Critics may argue that (1) joint liability collapses the distinction between employers and entities that utilize legitimate independent contractors, (2) admitting a state investigation in the hearing denies due process to the parties, and (3) aggressive minimum wage enforcement will hasten globalization and worsen overall employee conditions. However, presuming joint liability is appropriate in industries that use contingent labor to avoid liability. Further, any loss in due process by admitting investigations does not prejudice either party disproportionally, and is outweighed by efficiency and fairness. Finally, even if enforcing labor laws results in contracting overseas, states should defend a basic standard of living over subpoverty employment.

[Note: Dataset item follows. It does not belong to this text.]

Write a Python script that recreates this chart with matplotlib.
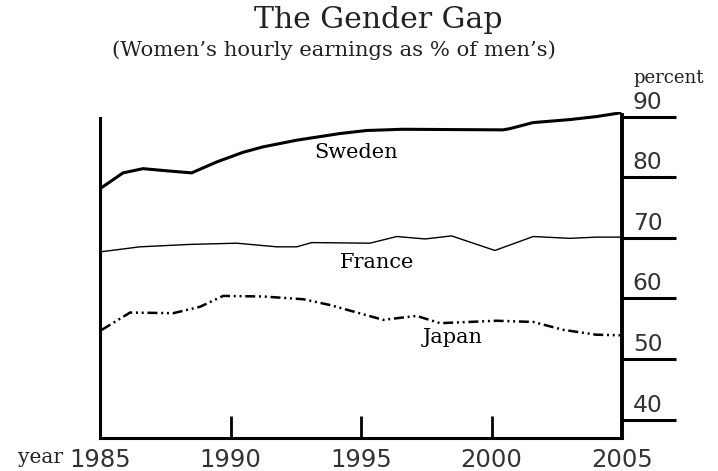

Alternatively, critics may respond that a hearing process does not remove enough barriers, and that states should establish a strict liability insurance regime, like unemployment insurance, to reimburse workers for owed back wages. However, assuming the equal efficacy of both approaches, a state-led joint liability/pro se approach is superior because it maintains due process protections and treats nonpayment of back wages as an illicit act. Nevertheless, if guarantors restructure their production process to defeat the joint employer presumption, or if hearings fail to provide sufficient procedural protections for workers, states should consider a strict liability, insurance-based regime to help resolve this national crisis.